Understanding Pain
Pain is one of the most common symptoms that lead a person to seek the help of a physical therapist or other health care professional. Physical therapists are experts in the management of pain.
Successful management of pain relies on an understanding of why someone feels pain. Although much is still being discovered about the sensation of pain, our understanding of how and why pain exists has changed over the past several decades.
A New Understanding of Pain
Pain was once thought to be an indicator of injury to body tissue; it is now known that pain also can be a warning signal designed to alert us to potential damage and to protect us from injury. As a result of this new understanding, we now know that feeling pain does not necessarily mean a physical injury has occurred.
When a tissue is injured or the potential for injury occurs (such as with an ankle sprain), special nerves called nociceptors send information toward the brain to warn of damage. The body responds in order to minimize damage (ie, sends pain signals to make sure the person doesn’t step on the affected foot), and to begin the healing process (ie, produces swelling to bring healing cells to the area).
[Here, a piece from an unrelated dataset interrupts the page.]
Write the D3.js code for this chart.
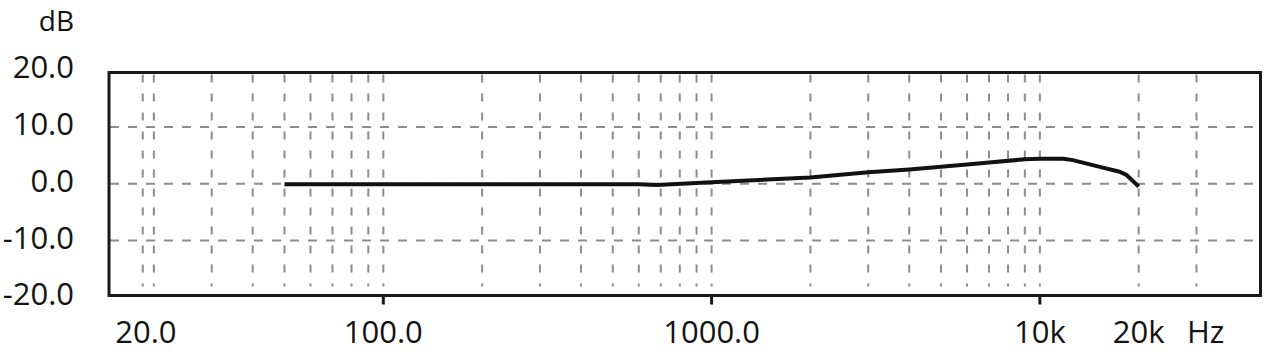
<!DOCTYPE html>
<html>
<head>
<meta charset="utf-8">
<script src="https://cdn.jsdelivr.net/npm/d3@7"></script>
<style>
  body { margin: 0; background: #fff; }
  svg { display: block; }
  text { font-family: "Open Sans", sans-serif; fill: #141414; }
</style>
</head>
<body>
<svg id="svg" width="1273" height="359"></svg>
<script>
// response curve
var freqs = [50, 100, 200, 400, 600, 680, 1000, 2000, 3000, 4000, 5000, 6000, 7000, 9000, 10000, 11800, 12600, 14900, 17500, 18400, 20000];
var levels = [-0.1, -0.1, -0.1, -0.1, -0.1, -0.25, 0.25, 1.1, 2.0, 2.5, 3.0, 3.4, 3.75, 4.3, 4.4, 4.4, 4.15, 3.1, 2.1, 1.5, -0.5];

var gridFreqs = [18.5, 20, 30, 40, 50, 60, 70, 80, 90, 100, 200, 300, 400, 500, 600, 700, 800, 900, 1000,
                 2000, 3000, 4000, 5000, 6000, 7000, 8000, 9000, 10000, 20000, 30000];
var gridLevels = [10, 0, -10];

var xTickVals = [20, 100, 1000, 10000, 20000];
var xTickLabels = ['20.0', '100.0', '1000.0', '10k', '20k'];
var xMarkVals = [100, 1000, 10000];
var yTickVals = [20, 10, 0, -10, -20];
var yTickLabels = ['20.0', '10.0', '0.0', '-10.0', '-20.0'];

var plotLeft = 109, plotRight = 1260.5, plotTop = 72.5, plotBottom = 295.5;

var svg = d3.select('svg');

var x = d3.scaleLog()
    .domain([14.6, 47000])
    .range([plotLeft, plotRight]);

var y = d3.scaleLinear()
    .domain([-20, 20])
    .range([297.3, 70.1]);

// grid
svg.selectAll('line.vgrid')
    .data(gridFreqs)
    .enter()
    .append('line')
    .attr('class', 'vgrid')
    .attr('x1', function(d){ return x(d); })
    .attr('x2', function(d){ return x(d); })
    .attr('y1', plotTop + 2)
    .attr('y2', plotBottom - 9)
    .attr('stroke', '#8c8c8c')
    .attr('stroke-width', 2)
    .attr('stroke-dasharray', '8,11');

svg.selectAll('line.hgrid')
    .data(gridLevels)
    .enter()
    .append('line')
    .attr('class', 'hgrid')
    .attr('x1', plotLeft + 1)
    .attr('x2', plotRight - 1)
    .attr('y1', function(d){ return y(d); })
    .attr('y2', function(d){ return y(d); })
    .attr('stroke', '#8c8c8c')
    .attr('stroke-width', 2)
    .attr('stroke-dasharray', '9,9');

// frame
svg.append('rect')
    .attr('x', plotLeft)
    .attr('y', plotTop)
    .attr('width', plotRight - plotLeft)
    .attr('height', plotBottom - plotTop)
    .attr('fill', 'none')
    .attr('stroke', '#1a1a1a')
    .attr('stroke-width', 3);

// decade tick marks under the frame
svg.selectAll('line.xmark')
    .data(xMarkVals)
    .enter()
    .append('line')
    .attr('class', 'xmark')
    .attr('x1', function(d){ return x(d); })
    .attr('x2', function(d){ return x(d); })
    .attr('y1', plotBottom)
    .attr('y2', plotBottom + 9)
    .attr('stroke', '#1a1a1a')
    .attr('stroke-width', 3);

// curve
var line = d3.line()
    .x(function(d, i){ return x(freqs[i]); })
    .y(function(d){ return y(d); });

svg.append('path')
    .datum(levels)
    .attr('d', line)
    .attr('fill', 'none')
    .attr('stroke', '#111')
    .attr('stroke-width', 4)
    .attr('stroke-linejoin', 'round');

// labels
svg.selectAll('text.ylab')
    .data(yTickVals)
    .enter()
    .append('text')
    .attr('class', 'ylab')
    .attr('x', 74)
    .attr('y', function(d){ return Math.max(y(d) + 8, 75); })
    .attr('text-anchor', 'end')
    .attr('font-size', 31)
    .text(function(d, i){ return yTickLabels[i]; });

svg.append('text')
    .attr('x', 74)
    .attr('y', 31)
    .attr('text-anchor', 'end')
    .attr('font-size', 28)
    .text('dB');

svg.selectAll('text.xlab')
    .data(xTickVals)
    .enter()
    .append('text')
    .attr('class', 'xlab')
    .attr('x', function(d, i){ return x(d) - (i == 0 ? 8 : 0); })
    .attr('y', 343)
    .attr('text-anchor', 'middle')
    .attr('font-size', 31)
    .text(function(d, i){ return xTickLabels[i]; });

svg.append('text')
    .attr('x', 1187)
    .attr('y', 343)
    .attr('font-size', 31)
    .text('Hz');
</script>
</body>
</html>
However, we now know that injury-warning pain signals can increase or decrease based on specific situations. For example, if you sprain your ankle while trying to get out of a burning building, you may not be aware of your injury until you are safe, because the warning signals are overridden for a more important reason: survival. Science has shown that this decision to rank the importance of warning signals occurs in the brain, which has led to the conclusion that the sensation of pain is triggered by, and occurs in, the brain.
Science has also shown that no two human brains are alike. Therefore, it follows that each person’s pain experience will be unique—influenced by specific situations such as the one described above, as well as by a range of other factors that make each person’s life unique. These factors can include life experiences over time, psychological histories, living and work environments, and even the social structures in which we live. These past experiences can help to decrease pain in life-threatening situations, but can also increase pain in people with persistent or chronic pain.
Major Implications for Pain Management
The recent shift in the understanding of pain has several major implications. First, it changes the way a physical therapist may approach your care. In the past, many health care fields focused treatment on the healing of damaged tissue. Although this approach helped many people who had experienced an injury, others reported pain that lasted well beyond the time necessary for tissue to heal.
Based on the new evidence regarding pain, physical therapists are today using methods of treatment and of managing pain that do not solely focus on injured tissue, but also address other factors such as environment, stress, psychology, and social considerations that may be influencing the amount of pain experienced. This “brain and body” approach to the management of pain is an important shift that has occurred in response to the new and evolving understanding of the purpose and nature of pain.
Pain and Opioids
The misuse of opioids has become a public health emergency in the United States and beyond. The origins of the current crisis date back to the late 1990s, when the medical community had no evidence of the addictive properties of opioid-based pain-relief medications. As medical providers began to prescribe opioids more frequently, because they successfully eased pain in many patients, evidence of addiction began to surface.
In response to the crisis, measures including better addiction prevention, treatment, and recovery services, better data, better pain management, better targeting of overdose-reversing drugs, and better research have been implemented. The crisis will likely have its solution in new approaches to the treatment and management of pain. Physical therapy is proving to be one of the safest methods of treating and managing pain.
For more resources on pain, and on the use of opioids for pain management, visit this website’s Health Center on Pain and our Health Center on Avoiding Opioid Use for Pain Management.
How Does it Feel?
We often use different terms to describe pain, such as sharp, burning, stabbing, or aching, but it is hard to know if you feel pain the same way your friends or family feel it. Not only is your experience of pain unique to you, it can change from day to day and situation to situation. Research shows that pain can be modified and can change for a number of reasons.
The latest science tells us 2 important facts:
- The amount or intensity of the pain you feel is not an indication of the amount or seriousness of a possible injury. In fact, there may be no injury present.
- The experience of pain can change; the pain felt today does not necessarily have to be the pain felt tomorrow.
How is Pain Science Education Used In The Clinic?
Pain science education is more than just information on the neurobiology and neurophysiology of pain passed along throughout your treatment sessions. In the field of physical therapy it has become synonymous with how the therapist listens, interacts, and talks with the patient…forming trust, relationship, and alliance. It also represents an effort to describe injuries and chronic pain in a more honest way, with the focus being on overall changes in how our brain and tissues interpret these pain “sensations” instead of older models that teach patients that the amount of pain they are in varies in intensity with how much “tissue damage” there is.
It may sound funny at first, but this information and behavior added into your therapy can be a strong foundation for a chronic pain patient to regain confidence in their body’s potential for movement and healing.